Four key benefits of using a knowledge management system in customer service
So hopefully by now, we’ve illustrated the need for fast and accurate answers!
The solution, of course, is a Knowledge Management System so we’ve listed the four key benefits you will receive when you implement one:
1. Increased customer satisfaction
- Answers delivered quickly and accurately
- The customer feels they are talking to a knowledgeable operator
- First call resolution improved
- Same answer no matter where they look for the answer
- Customers can self-serve more extensively at the time and in the channel they choose
- Customers can provide feedback and even rate the helpfulness of the information they obtain
- Analytics can be used to proactively provide information to customers
- NPS improves with Customer Satisfaction increasing customer loyalty
2. Financial (cost reduction & increased sales)

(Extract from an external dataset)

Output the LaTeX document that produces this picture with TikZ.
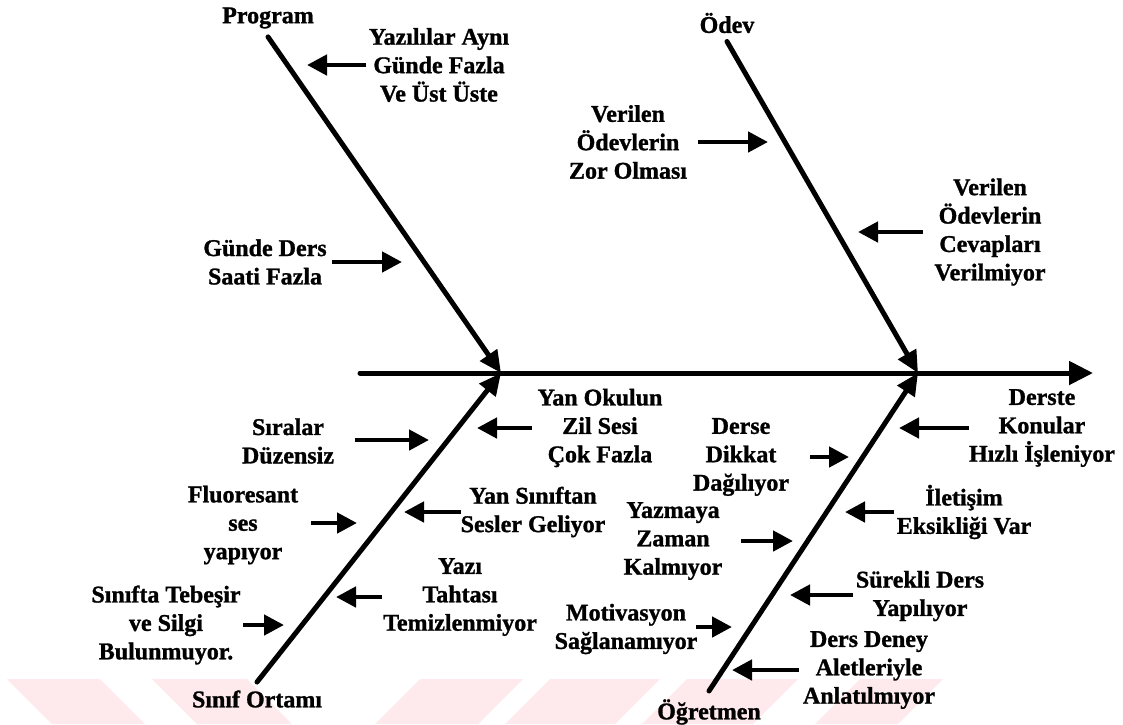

- Average Handling Time reduced (typically between 5 and 20%)
- Handoffs reduced
- Induction Training Reduced as staff are no longer expected to memorise product process or procedural information
- Increase in self-serve reduces calls to Customer Service teams
- Time to competency for staff is reduced
- Reduced need for buddies and SMEs
- Callbacks reduced when the Agent can confidently answer the question
- Staff turnover reduces as staff are more confident they can do their job
- Update once in one portal will update all access points/channels
- Time spent on complaints is reduced
- Up-selling can be far more effective as the KMS prompts the agent
- Sales improve as staff can more confidently talk about the products
3. Risk & compliance improvements
- Product policy and process information centrally managed so only the most current and correct information can be access by clients and agents
- Version Control significantly improved
- No longer reliant on a small number of SMEs
- Product Process and Policy information can no longer leave with employees
- Permissions within the system ensure staff only have access to the information they need to perform their job
- Workflow allows control over the author, edit and release of information
- History allows transparency over what information was available for the Agent to view at any particular time
4. Staff engagement
- Staff are more confident they can answer customer enquiries
- Quality systems allow staff to provide feedback and rate knowledge articles providing them with confidence the information is accurate, up-to-date and user-friendly.
- Staff retention improves as staff are more confident they can do their job
Common questions with knowledge management systems
How many staff are required to manage and operate a knowledge management system?
Cloud-based systems can be fully managed by the business without the need for assistance IT.
In organisations of less than 100 users, the day-to-day management and authoring is often carried out by existing staff within the customer service and training departments.
Typically if the operation is larger there is generally one employee allocated to the management and operations of the system on a part-time basis.
Enterprise or software on-premise applications typically require a technical owner in the IT environment
How much effort is required to get started?
An organisations level of process and knowledge maturity will have a large impact on the speed at which the system is up and running.
Cloud systems can be ready to start populating within days, it then depends on if the knowledge can be imported or if it has to be rewritten.
How much does as Knowledge Management System cost?
Most knowledge management system providers offer flexible monthly pricing with a per agent per month model with minimal upfront costs making it easy to scale with your business.
They are incredibly cost-effective with a strong Return on Investment.
And it’s not uncommon for it to start in the contact centre and then roll out to the rest of the organisation!